By the 1920s onwards, a renewed interest in Marx’s older Hegelian texts encouraged an existentialist reading of Marx by Western intellectuals (Sperber 2014: 553), and a Structuralist, Poststructuralist and Postmodernist interpretation of them by the late 20th century.
An interesting fact is that when Engels examined Marx’s manuscripts after the latter’s death he found that those for volumes 2 and 3 of Capital were far from a completed state, so that he had to edit them for publication (Hunt 2009: 303–305). Hunt (2009: 306) argues that Engels’ editing of volume 3 involved very significant changes to Marx’s manuscripts, including the amalgamation of some sections, the adding the subdivisions, even insertion of material by Engels himself and changing of Marx’s ideas about the tendency of the rate of profit to fall. It was apparently Engels who linked this to the final collapse of capitalism, not Marx (Hunt 2009: 306; see also the excellent discussion of Heinrich 2013).
Engels died on the 5 August, 1895 (Wheen 2001: 385). Marx’s surviving daughters died by suicide: Eleanor in 1898 and Laura in 1911 (Wheen 2001: 386). Marx’s sole surviving offspring was his illegitimate son Freddy Demuth, who lived until 28 January, 1929. But there is no evidence that Marx, before his death in 1883, had ever had any affection for or serious contact with his only surviving son.

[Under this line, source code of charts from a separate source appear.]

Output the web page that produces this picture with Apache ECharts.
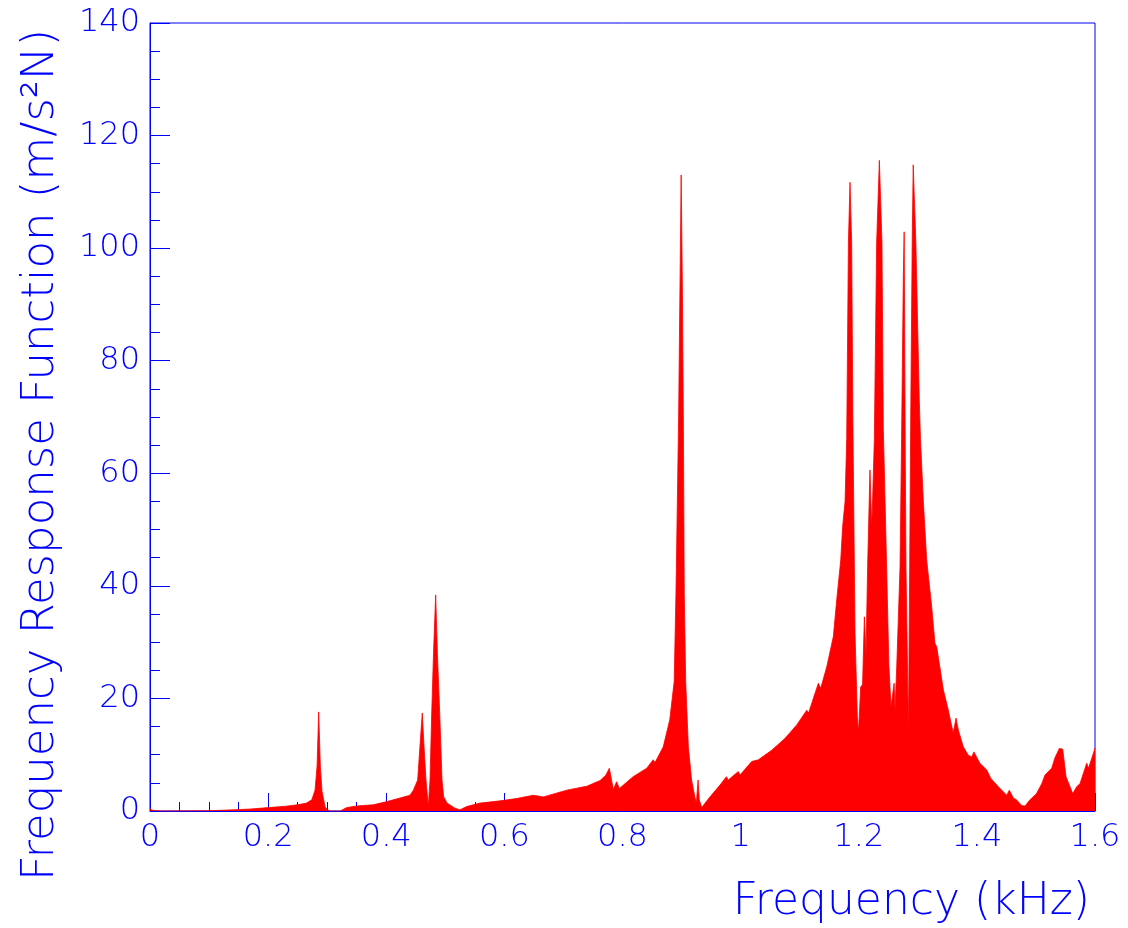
<!DOCTYPE html>
<html>
<head>
<meta charset="utf-8">
<title>Frequency Response Function</title>
<script src="https://cdn.jsdelivr.net/npm/echarts@6/dist/echarts.min.js"></script>
<style>
  html, body { margin: 0; padding: 0; background: #ffffff; }
  #chart { width: 1128px; height: 928px; }
</style>
</head>
<body>
<div id="chart"></div>
<script>
// Measured spectrum: frequency (kHz) and FRF magnitude (m/s^2/N)
const freqKHz = [
  0.000, 0.005, 0.020, 0.100, 0.140, 0.170, 0.200, 0.230, 0.250, 0.265,
  0.274, 0.2794, 0.2829, 0.2856, 0.2884, 0.2912, 0.2963, 0.300, 0.305, 0.322,
  0.333, 0.350, 0.378, 0.398, 0.4233, 0.4402, 0.4459, 0.4532, 0.457, 0.461,
  0.464, 0.4673, 0.4712, 0.4741, 0.4770, 0.4800, 0.4837, 0.4866, 0.4905, 0.4944,
  0.4973, 0.5030, 0.5164, 0.5249, 0.5362, 0.5587, 0.5926, 0.620, 0.649, 0.666,
  0.7055, 0.7394, 0.762, 0.772, 0.7777, 0.7845, 0.790, 0.7947, 0.818, 0.841,
  0.852, 0.855, 0.869, 0.880, 0.8875, 0.8905, 0.895, 0.8974, 0.8993, 0.9013,
  0.903, 0.9046, 0.907, 0.9115, 0.917, 0.9228, 0.925, 0.928, 0.930, 0.934,
  0.948, 0.965, 0.976, 0.979, 0.996, 0.999, 1.0188, 1.030, 1.0526, 1.075,
  1.095, 1.112, 1.115, 1.1316, 1.1356, 1.1458, 1.157, 1.1627, 1.1695, 1.1727,
  1.1768, 1.1796, 1.1825, 1.1852, 1.1880, 1.1900, 1.1937, 1.1976, 1.1996, 1.2032,
  1.2065, 1.2095, 1.2123, 1.2150, 1.2190, 1.2219, 1.2234, 1.2264, 1.2303, 1.2349,
  1.2393, 1.2416, 1.2473, 1.2510, 1.2546, 1.2562, 1.2599, 1.2614, 1.2643, 1.2699,
  1.2725, 1.2755, 1.2769, 1.2786, 1.2800, 1.2842, 1.2862, 1.2880, 1.2905, 1.2922,
  1.2967, 1.3000, 1.3025, 1.3045, 1.3094, 1.3150, 1.3235, 1.3290, 1.3320, 1.3433,
  1.3517, 1.3600, 1.3647, 1.3686, 1.3770, 1.3856, 1.3913, 1.3950, 1.4050, 1.4167,
  1.4235, 1.4364, 1.4506, 1.4550, 1.4617, 1.4670, 1.4760, 1.4815, 1.4900, 1.5010,
  1.5100, 1.5154, 1.5267, 1.5320, 1.5396, 1.5453, 1.5510, 1.5623, 1.5690, 1.5747,
  1.5860, 1.5890, 1.5990, 1.6000
];
const frf = [
  0.4, 0.1, 0.0, 0.05, 0.2, 0.35, 0.6, 0.85, 1.1, 1.4,
  2.0, 3.7, 8.0, 17.6, 8.0, 3.5, 0.8, 0.2, 0.0, 0.0,
  0.6, 0.9, 1.1, 1.6, 2.3, 2.8, 3.7, 5.5, 11.4, 17.4,
  11.4, 5.5, 0.8, 5.5, 17.4, 28.0, 38.4, 28.0, 17.4, 5.5,
  2.5, 1.4, 0.5, 0.2, 0.8, 1.4, 1.8, 2.2, 2.8, 2.5,
  3.7, 4.4, 5.4, 6.4, 7.6, 3.8, 5.2, 4.0, 6.1, 7.6,
  9.1, 8.6, 11.4, 16.2, 23.0, 38.5, 70.0, 94.0, 113.0, 94.0,
  70.0, 38.5, 23.0, 11.4, 5.5, 2.3, 1.4, 5.5, 2.0, 0.6,
  2.5, 4.6, 6.1, 5.5, 7.0, 6.4, 8.8, 9.1, 10.8, 12.9,
  15.3, 17.9, 17.4, 22.7, 21.8, 25.6, 31.0, 37.5, 44.6, 50.5,
  55.0, 66.0, 101.0, 111.7, 101.0, 70.0, 31.6, 16.8, 14.0, 22.0,
  22.5, 34.5, 27.7, 43.4, 60.6, 50.5, 55.0, 66.0, 101.0, 115.6,
  101.0, 68.0, 43.0, 26.0, 18.5, 18.5, 22.7, 17.9, 25.6, 43.4,
  66.0, 95.0, 102.9, 66.0, 43.0, 14.0, 43.0, 70.0, 101.0, 114.8,
  101.0, 85.0, 73.0, 66.0, 55.0, 44.6, 36.3, 29.8, 29.2, 21.5,
  17.9, 13.8, 16.5, 14.4, 11.4, 9.9, 9.6, 10.5, 8.5, 7.3,
  5.8, 4.3, 2.8, 3.7, 2.3, 2.0, 0.95, 0.9, 2.0, 3.1,
  4.9, 6.4, 7.6, 9.4, 11.1, 11.0, 6.1, 3.1, 4.3, 4.9,
  8.5, 7.6, 10.8, 11.2
];

// Axis ranges and tick steps
const xRange = [0, 1.6];
const xStep = 0.2;
const yRange = [0, 140];
const yStep = 20;

const xTitle = 'Frequency (kHz)';
const yTitle = 'Frequency Response Function (m/s\u00B2N)';

const BLUE = '#0000ff';
const FONT = 'DejaVu Sans';

const chart = echarts.init(document.getElementById('chart'), null, { renderer: 'canvas' });

const points = freqKHz.map((f, i) => [f, frf[i]]);

chart.setOption({
  animation: false,
  backgroundColor: '#ffffff',
  grid: {
    left: 150, right: 33, top: 23, bottom: 117,
    show: true, borderColor: BLUE, borderWidth: 1, backgroundColor: 'transparent'
  },
  xAxis: {
    type: 'value',
    min: xRange[0], max: xRange[1], interval: xStep,
    axisLine: { show: true, onZero: false, lineStyle: { color: BLUE, width: 1 } },
    axisTick: { show: true, inside: true, length: 18, lineStyle: { color: BLUE, width: 1 } },
    minorTick: { show: true, splitNumber: 4, length: 9, lineStyle: { color: BLUE, width: 1 } },
    splitLine: { show: false },
    axisLabel: { color: BLUE, fontFamily: FONT, fontWeight: 200, fontSize: 32, margin: 11 },
    name: xTitle,
    nameLocation: 'end',
    nameGap: -5,
    nameTextStyle: {
      color: BLUE, fontFamily: FONT, fontWeight: 200, fontSize: 44,
      align: 'right', verticalAlign: 'top', padding: [70, 0, 0, 0]
    }
  },
  yAxis: {
    type: 'value',
    min: yRange[0], max: yRange[1], interval: yStep,
    axisLine: { show: true, lineStyle: { color: BLUE, width: 1 } },
    axisTick: { show: true, inside: true, length: 20, lineStyle: { color: BLUE, width: 1 } },
    minorTick: { show: true, splitNumber: 4, length: 10, lineStyle: { color: BLUE, width: 1 } },
    splitLine: { show: false },
    axisLabel: { color: BLUE, fontFamily: FONT, fontWeight: 200, fontSize: 32, margin: 10 },
    name: yTitle,
    nameLocation: 'middle',
    nameRotate: 90,
    nameGap: 86,
    nameTextStyle: {
      color: BLUE, fontFamily: FONT, fontWeight: 200, fontSize: 45,
      padding: [0, 76, 0, 0]
    }
  },
  series: [{
    type: 'line',
    data: points,
    showSymbol: false,
    smooth: false,
    lineStyle: { color: '#ff0000', width: 0.8 },
    areaStyle: { color: '#ff0000', opacity: 1 },
    z: 1
  }]
});
</script>
</body>
</html>
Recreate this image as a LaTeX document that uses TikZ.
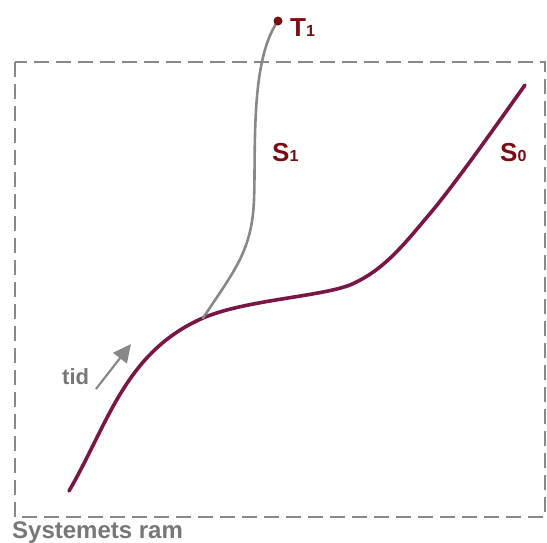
\documentclass[tikz,border=0pt]{standalone}
\usepackage{fontspec}
\setmainfont{Liberation Sans}
\usetikzlibrary{arrows.meta}
\definecolor{curvec}{HTML}{7A1646}
\definecolor{labc}{HTML}{7A0C14}
\definecolor{grayc}{HTML}{888888}
\definecolor{textg}{HTML}{777777}
\tikzset{
  frame/.style={draw=grayc, line width=2.5pt, dash pattern=on 15pt off 7pt},
  main/.style={draw=curvec, line width=3.6pt, line cap=round},
  branch/.style={draw=grayc, line width=2.6pt, line cap=round},
  lab/.style={text=labc, font=\bfseries\fontsize{26}{28}\selectfont, inner sep=0pt, anchor=base west},
  gtext/.style={text=textg, font=\bfseries, inner sep=0pt, anchor=base west},
}
\newcommand{\sublab}[2]{#1{\fontsize{16}{18}\selectfont #2}}
\begin{document}
\begin{tikzpicture}[x=1pt,y=-1pt]
\useasboundingbox (0,0) rectangle (547,542);
\draw[frame] (15,62) rectangle (545,517);
\coordinate (s0a) at (69,491);
\coordinate (br) at (203,318);
\coordinate (pl) at (350,285);
\coordinate (mid) at (433,210);
\coordinate (s0b) at (525,85);
\coordinate (t1) at (278,21);
\coordinate (bm) at (254,200);
\draw[main] (s0a) .. controls (108,424) and (125,352) .. (br)
  .. controls (245,300) and (318,297) .. (pl)
  .. controls (385,270) and (405,243) .. (mid)
  .. controls (460,177) and (500,120) .. (s0b);
\draw[branch] (br) .. controls (235,270) and (252,250) .. (bm)
  .. controls (256,150) and (250,60) .. (t1);
\node[circle, fill=labc, inner sep=0pt, minimum size=9pt] (dot) at (t1) {};
\node[lab] (T1) at (290,36) {\sublab{T}{1}};
\node[lab] (S1) at (272,161) {\sublab{S}{1}};
\node[lab] (S0) at (500,161) {\sublab{S}{0}};
\node[gtext, font=\bfseries\fontsize{22}{24}\selectfont] (tid) at (62,384) {tid};
\coordinate (ta) at (96,389);
\coordinate (tb) at (131,344);
\draw[draw=grayc, line width=2.2pt, -{Triangle[length=18pt, width=17pt]}] (ta) -- (tb);
\node[gtext, font=\bfseries\fontsize{24}{26}\selectfont] (ram) at (12,538) {Systemets ram};
\end{tikzpicture}
\end{document}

Heinrich, Michael. 2013. “Crisis Theory, the Law of the Tendency of the Profit Rate to Fall, and Marx’s Studies in the 1870s,” Monthly Review 64.11 (April).
Hunt, Tristram. 2009. The Frock-Coated Communist: The Revolutionary Life of Friedrich Engels. Allen Lane, London.
Levine, Norman. 1975. The Tragic Deception: Marx contra Engels. Clio Books, Oxford and Santa Barbara.
Marx, Karl. 1887. Capital. A Critical Analysis of Capitalist Production. Volume I (trans. from 3rd German edn. by Samuel Moore and Edward Aveling). Swan Sonnenschein, Lowrey & Co., London.
Sperber, Jonathan. 2014. Karl Marx: A Nineteenth-Century Life. Liveright Publishing Corporation, New York.
Vollgraf, Carl-Erich and Jürgen Jungnickel. 2002. “‘Marx in Marx’s Words’? On Engels’s Edition of the Main Manuscript of Book 3 of ‘Capital,’” International Journal of Political Economy 32.1: 35–78.
Wheen, Francis. 2001. Karl Marx: A Life. W. W. Norton & Company, New York and London.